Karsten empfindet sehr stark, dass diese Art der Berührungen ihn nähren, und er verweist auch auf wissenschaftliche Erkenntnisse zu den positiven Effekten der Oxytocinausschüttung.
Intimität
Tantrische Übungen können, wie Karsten meint, eine ganz „innige Herzensverbindung” entstehen lassen und dadurch intimer sein als Sex. Die tantrische Sonne-Mond-Übung mit Augenkontakt und Hand auf dem Herzen des Gegenübers empfindet er als besonders intensiv. „Man sitzt sich auf dem Schoß, ist sich wirklich sehr nah. Vielleicht atmet man auch gemeinsam.”

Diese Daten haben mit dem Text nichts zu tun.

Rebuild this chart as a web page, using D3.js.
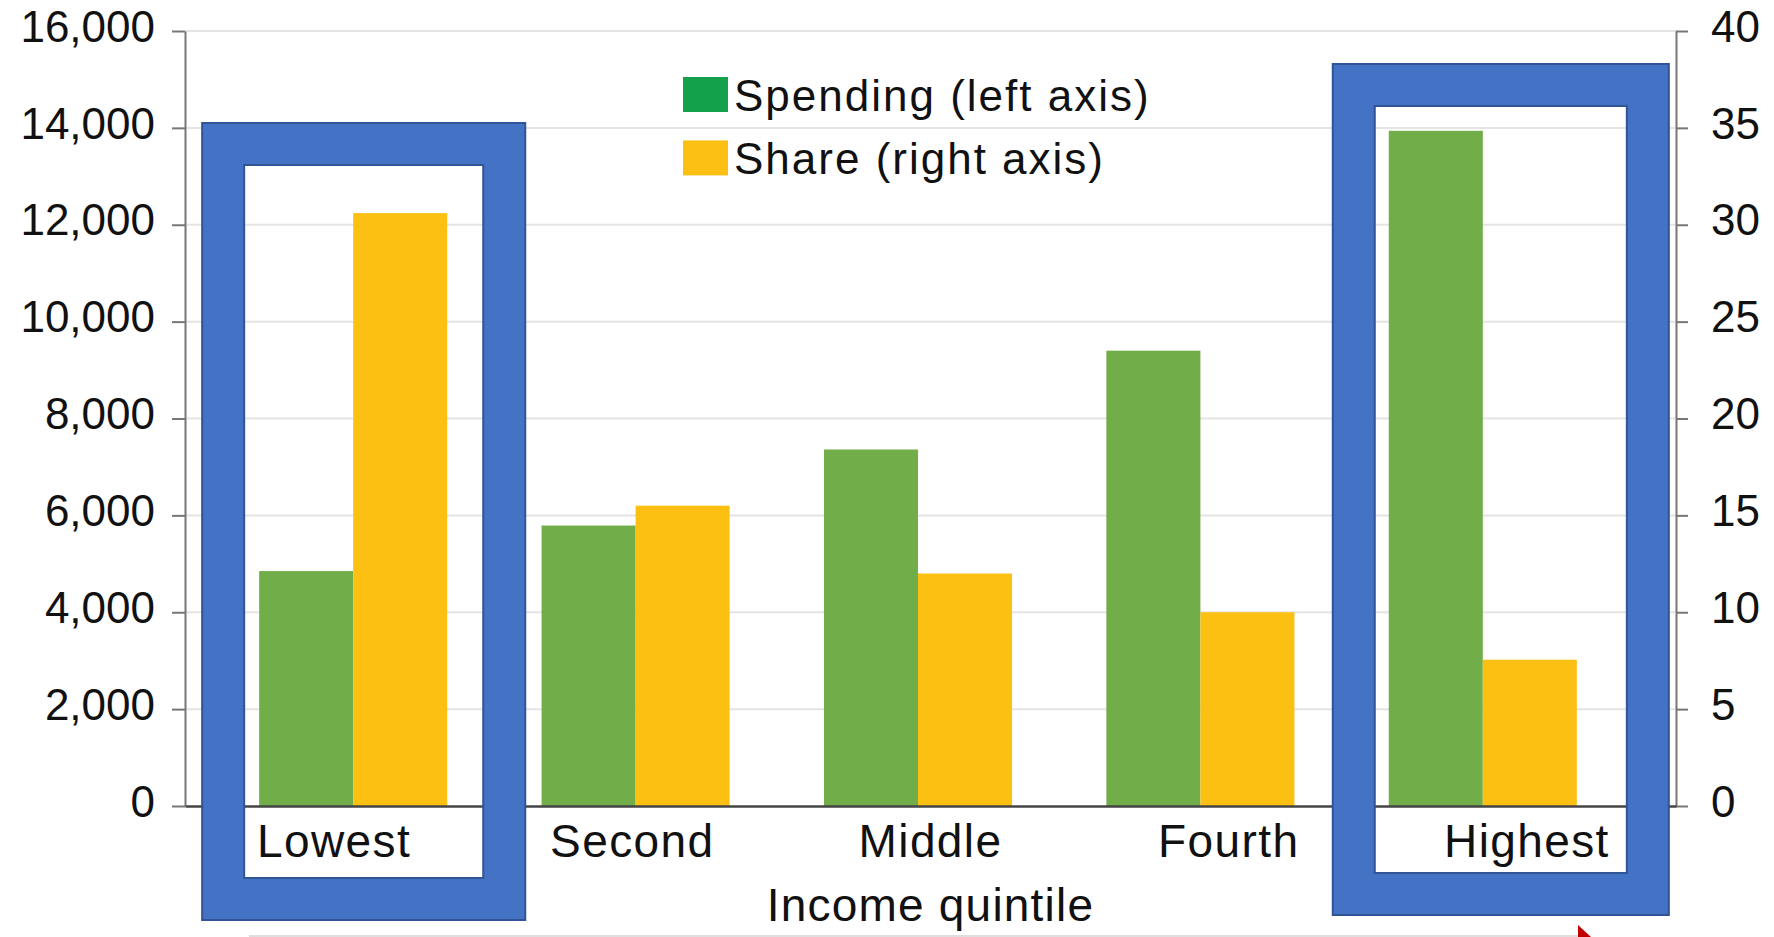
<!DOCTYPE html>
<html>
<head>
<meta charset="utf-8">
<script src="https://cdn.jsdelivr.net/npm/d3@7"></script>
<style>
  html, body { margin: 0; padding: 0; background: #fff; }
  svg { display: block; font-family: "Liberation Sans", Arial, Helvetica, sans-serif; }
</style>
</head>
<body>
<div class="chart"></div>
<script>
// data
var categories = ['Lowest', 'Second', 'Middle', 'Fourth', 'Highest'];
var spending = [4850, 5790, 7360, 9400, 13940];   // left axis
var share = [30.6, 15.5, 12.0, 10.0, 7.55];        // right axis, %
var leftTicks = [0, 2000, 4000, 6000, 8000, 10000, 12000, 14000, 16000];
var rightTicks = [0, 5, 10, 15, 20, 25, 30, 35, 40];
var seriesNames = ['Spending (left axis)', 'Share (right axis)'];
var highlighted = ['Lowest', 'Highest'];

var width = 1774;
var height = 937;

var svg = d3.select('.chart')
            .append('svg')
            .attr('width', width)
            .attr('height', height);

// Scales
var plotLeft = 185, plotRight = 1676, plotTop = 31, plotBottom = 806;

var yLeft = d3.scaleLinear().domain([0, 16000]).range([plotBottom, plotTop]);
var yRight = d3.scaleLinear().domain([0, 40]).range([plotBottom, plotTop]);

// bar groups (slightly narrower than the axis span in the original)
var x0 = d3.scaleBand()
           .domain(categories)
           .range([212, 1624])
           .paddingInner(0.334)
           .paddingOuter(0.167);
var x1 = d3.scaleBand()
           .domain(['spending', 'share'])
           .range([0, x0.bandwidth()]);

// label scale spans the full axis
var xLabel = d3.scaleBand().domain(categories).range([plotLeft, plotRight]);

// gridlines
svg.append('g')
   .selectAll('line')
   .data(leftTicks.filter(function(d){ return d > 0; }))
   .enter()
   .append('line')
   .attr('x1', plotLeft)
   .attr('x2', plotRight)
   .attr('y1', function(d){ return yLeft(d); })
   .attr('y2', function(d){ return yLeft(d); })
   .attr('stroke', '#e4e4e4')
   .attr('stroke-width', 2);

// bars
var groups = svg.append('g')
   .selectAll('g')
   .data(categories)
   .enter()
   .append('g')
   .attr('transform', function(d){ return 'translate(' + x0(d) + ',0)'; });

groups.append('rect')
   .attr('x', x1('spending'))
   .attr('width', x1.bandwidth())
   .attr('y', function(d, i){ return yLeft(spending[i]); })
   .attr('height', function(d, i){ return yLeft(0) - yLeft(spending[i]); })
   .attr('fill', '#71ad48');

groups.append('rect')
   .attr('x', x1('share'))
   .attr('width', x1.bandwidth())
   .attr('y', function(d, i){ return yRight(share[i]); })
   .attr('height', function(d, i){ return yRight(0) - yRight(share[i]); })
   .attr('fill', '#fcc012');

// Axis
var leftAxis = svg.append('g')
   .attr('transform', 'translate(' + plotLeft + ',0)')
   .call(d3.axisLeft(yLeft).tickValues(leftTicks).tickFormat(d3.format(','))
           .tickSize(13).tickSizeOuter(0).tickPadding(17));

var rightAxis = svg.append('g')
   .attr('transform', 'translate(' + plotRight + ',0)')
   .call(d3.axisRight(yRight).tickValues(rightTicks)
           .tickSize(12).tickSizeOuter(0).tickPadding(23));

[leftAxis, rightAxis].forEach(function(a){
  a.select('.domain').attr('stroke', '#777').attr('stroke-width', 2);
  a.selectAll('.tick line').attr('stroke', '#777').attr('stroke-width', 2);
  a.selectAll('.tick text')
   .attr('fill', '#111')
   .attr('dy', '0.23em')
   .style('font-size', '44px')
   .style('font-family', '"Liberation Sans", Arial, sans-serif');
});

var bottomAxis = svg.append('g')
   .attr('transform', 'translate(0,' + plotBottom + ')')
   .call(d3.axisBottom(xLabel).tickSize(0).tickSizeOuter(0));

bottomAxis.select('.domain').attr('stroke', '#444').attr('stroke-width', 2.5);
bottomAxis.selectAll('.tick text')
   .attr('y', 51)
   .attr('dy', 0)
   .attr('fill', '#111')
   .style('font-size', '46px')
   .style('letter-spacing', '1.4px')
   .style('font-family', '"Liberation Sans", Arial, sans-serif');

svg.append('text')
   .attr('x', (plotLeft + plotRight) / 2)
   .attr('y', 921)
   .attr('text-anchor', 'middle')
   .attr('fill', '#111')
   .style('font-size', '46px')
   .style('letter-spacing', '1.2px')
   .text('Income quintile');

// Legend
var legendColors = ['#13a24b', '#fcc014'];
var legend = svg.append('g')
   .selectAll('g')
   .data(seriesNames)
   .enter()
   .append('g')
   .attr('transform', function(d, i){ return 'translate(683,' + (77 + i * 63.4) + ')'; });

legend.append('rect')
   .attr('width', 45)
   .attr('height', 35)
   .attr('fill', function(d, i){ return legendColors[i]; });

legend.append('text')
   .attr('x', 51)
   .attr('y', 34)
   .attr('fill', '#111')
   .style('font-size', '44px')
   .style('letter-spacing', '2px')
   .text(function(d){ return d; });

// highlight frames (annotation), placed around the bar groups
var framePad = { Lowest: [15, 36, 165, 878], Highest: [14, 50, 106, 873] };
var thick = 42;
svg.append('g')
   .selectAll('path')
   .data(highlighted)
   .enter()
   .append('path')
   .attr('d', function(d){
      var p = framePad[d];
      var l = x0(d) - p[0], r = x0(d) + x0.bandwidth() + p[1];
      var t = p[2], b = p[3];
      var outer = 'M' + (l - thick) + ',' + (t - thick) + 'H' + (r + thick) + 'V' + (b + thick) + 'H' + (l - thick) + 'Z';
      var inner = 'M' + l + ',' + t + 'H' + r + 'V' + b + 'H' + l + 'Z';
      return outer + inner;
   })
   .attr('fill-rule', 'evenodd')
   .attr('fill', '#4472c4')
   .attr('stroke', '#2f5597')
   .attr('stroke-width', 2);

// bottom rule and pointer remnant
svg.append('line')
   .attr('x1', 249).attr('x2', 1580)
   .attr('y1', 936).attr('y2', 936)
   .attr('stroke', '#dedede').attr('stroke-width', 2);

svg.append('path')
   .attr('d', 'M1578,925L1578,937L1591,937Z')
   .attr('fill', '#c00000');
</script>
</body>
</html>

Dann sinniert er: „Wo fängt eigentlich Intimität an? Wo fängt eigentlich Sexualität an? Wo ist es Wellness?” Er könne zum Beispiel durchaus eine Ganzkörpermassage genießen, ohne dass er diese mit Sexualität in Verbindung bringen würde. Es ist seiner Ansicht nach sehr individuell, wo Intimität beginnt. Das kann beim Blick anfangen, über die Berührung, die nackte Berührung und intime Berührung bis hin zur Vereinigung reichen.
Bewegung
Premal ist Yogalehrerin und ich möchte wissen, ob es eine Yoga-Übung gibt, die für Liebe steht. Zwar könne sich bei der Meditation innerlich Liebe ausbreiten, sagt sie, aber mehr noch drückt sich Liebe für Premal in starken Bewegungen aus. „Ich liebe es, mit dir [Karsten] zu tanzen und herumzukugeln.” Wenn die beiden miteinander tanzen, dann ist das wie eine Sprache. „Er spricht mit mir, spielt mit mir und ich kann dem antworten und dann nimmt er mich einfach, schnappt mich und ich denke ‘Ahhhh. Wie? Ich jetzt? Diese alte dicke Frau?!’ ”erzählt sie herzlich lachend und fährt fort: “Ich fühl mich wie 14! Dass du mir das Gefühl gibst, 14 zu sein, das ist ein Wunder. Das lieb ich!” Karsten ergänzt:
Das spüre ich auch in jeder Sekunde beim anschließenden Fotoshooting in Planten und Blomen. Die beiden klettern durch sämtliche Absperrungen und Büsche. Sie suchen die schönsten Plätze am Wasser aus, um sich nah zu sein, Paar-Yoga-Übungen auf einem Bein stehend zu machen oder herumzutoben. Am liebsten würden sie das alles nackt machen, wie Premal mir lachend erklärt. In diesem Moment wirbelt Karsten Premal plötzlich durch die Luft, bevor sie sich küssen. Dann ziehen die beiden ihre Schuhe aus, krempeln die Hosenbeine hoch und turnen vor dem Wasserfall. Sehr lebendig ist das und ich komme – rückwärts über die Platten hüpfend – mit der schweren Fototasche kaum hinterher. Nach diesem sportlichen Shooting fahre ich mit einem Lächeln und schmatzenden Schuhen nach Hause. Danke, Premal und Karsten, für diese energiegeladene Zeit und eure Offenheit. Warum nicht auch einmal mehr im Alltag Momente der Spielfreude zulassen oder intensive Berührungen genießen?